■ DO THIS
Pictures in the data below are not part of the copy; transcribe everything else exactly.

■ INFORMATION SHOWN
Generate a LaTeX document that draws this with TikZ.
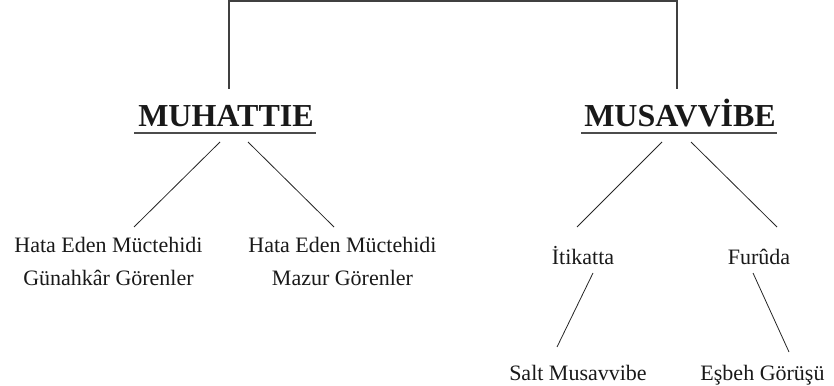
\documentclass[tikz,border=0pt]{standalone}
\usepackage{fontspec}
\setmainfont{Liberation Serif}
\usetikzlibrary{calc}
\begin{document}
\begin{tikzpicture}[x=1pt,y=1pt,
  heading/.style={inner sep=0pt, anchor=base, font=\fontsize{32}{34}\selectfont\bfseries, text=black!90},
  leaf/.style={inner sep=0pt, font=\fontsize{22}{33}\selectfont, text=black!90, align=center},
  branch/.style={draw=black!85, line width=0.8pt},
  topline/.style={draw=black!75, line width=1.5pt},
  underl/.style={draw=black!70, line width=1.5pt}]
\useasboundingbox (0,0) rectangle (834,385);
% headings
\node[heading] (muh) at (226,258) {MUHATTIE};
\node[heading] (mus) at (680,258) {MUSAVVİBE};
\draw[underl] ($(muh.base west)+(-4,-6)$) -- ($(muh.base east)+(2,-6)$);
\draw[underl] ($(mus.base west)+(-3,-6)$) -- ($(mus.base east)+(1,-6)$);
% top connector
\coordinate (muhtop) at ($(muh.base)+(3,38)$);
\coordinate (mustop) at ($(mus.base)+(-3,38)$);
\draw[topline] (muhtop) -- ++(0,88) -| (mustop);
% leaves
\node[leaf] (c1) at (108.5,124) {Hata Eden Müctehidi\\Günahkâr Görenler};
\node[leaf] (c2) at (342.5,124) {Hata Eden Müctehidi\\Mazur Görenler};
\node[leaf, anchor=base] (i1) at (583,120) {İtikatta};
\node[leaf, anchor=base] (f1) at (759,120) {Furûda};
\node[leaf, anchor=base] (s1) at (578,5) {Salt Musavvibe};
\node[leaf, anchor=base] (e1) at (762.5,5) {Eşbeh Görüşü};
% branches
\draw[branch] ($(muh.base)+(-6,-15)$) -- ($(c1.center)+(25.5,34)$);
\draw[branch] ($(muh.base)+(22,-15)$) -- ($(c2.center)+(-8.5,34)$);
\draw[branch] ($(mus.base)+(-18,-15)$) -- ($(i1.base)+(-6,38)$);
\draw[branch] ($(mus.base)+(11,-15)$) -- ($(f1.base)+(18,38)$);
\draw[branch] ($(i1.base)+(10,-8)$) -- ($(s1.base)+(-21,33)$);
\draw[branch] ($(f1.base)+(-6,-8)$) -- ($(e1.base)+(26.5,28)$);
\end{tikzpicture}
\end{document}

■ TASK RESPONSE
Generate a LaTeX document that draws this with TikZ.
\documentclass[tikz,border=0pt]{standalone}
\usepackage{fontspec}
\setmainfont{Liberation Serif}
\usetikzlibrary{calc}
\begin{document}
\begin{tikzpicture}[x=1pt,y=1pt,
  heading/.style={inner sep=0pt, anchor=base, font=\fontsize{32}{34}\selectfont\bfseries, text=black!90},
  leaf/.style={inner sep=0pt, font=\fontsize{22}{33}\selectfont, text=black!90, align=center},
  branch/.style={draw=black!85, line width=0.8pt},
  topline/.style={draw=black!75, line width=1.5pt},
  underl/.style={draw=black!70, line width=1.5pt}]
\useasboundingbox (0,0) rectangle (834,385);
% headings
\node[heading] (muh) at (226,258) {MUHATTIE};
\node[heading] (mus) at (680,258) {MUSAVVİBE};
\draw[underl] ($(muh.base west)+(-4,-6)$) -- ($(muh.base east)+(2,-6)$);
\draw[underl] ($(mus.base west)+(-3,-6)$) -- ($(mus.base east)+(1,-6)$);
% top connector
\coordinate (muhtop) at ($(muh.base)+(3,38)$);
\coordinate (mustop) at ($(mus.base)+(-3,38)$);
\draw[topline] (muhtop) -- ++(0,88) -| (mustop);
% leaves
\node[leaf] (c1) at (108.5,124) {Hata Eden Müctehidi\\Günahkâr Görenler};
\node[leaf] (c2) at (342.5,124) {Hata Eden Müctehidi\\Mazur Görenler};
\node[leaf, anchor=base] (i1) at (583,120) {İtikatta};
\node[leaf, anchor=base] (f1) at (759,120) {Furûda};
\node[leaf, anchor=base] (s1) at (578,5) {Salt Musavvibe};
\node[leaf, anchor=base] (e1) at (762.5,5) {Eşbeh Görüşü};
% branches
\draw[branch] ($(muh.base)+(-6,-15)$) -- ($(c1.center)+(25.5,34)$);
\draw[branch] ($(muh.base)+(22,-15)$) -- ($(c2.center)+(-8.5,34)$);
\draw[branch] ($(mus.base)+(-18,-15)$) -- ($(i1.base)+(-6,38)$);
\draw[branch] ($(mus.base)+(11,-15)$) -- ($(f1.base)+(18,38)$);
\draw[branch] ($(i1.base)+(10,-8)$) -- ($(s1.base)+(-21,33)$);
\draw[branch] ($(f1.base)+(-6,-8)$) -- ($(e1.base)+(26.5,28)$);
\end{tikzpicture}
\end{document}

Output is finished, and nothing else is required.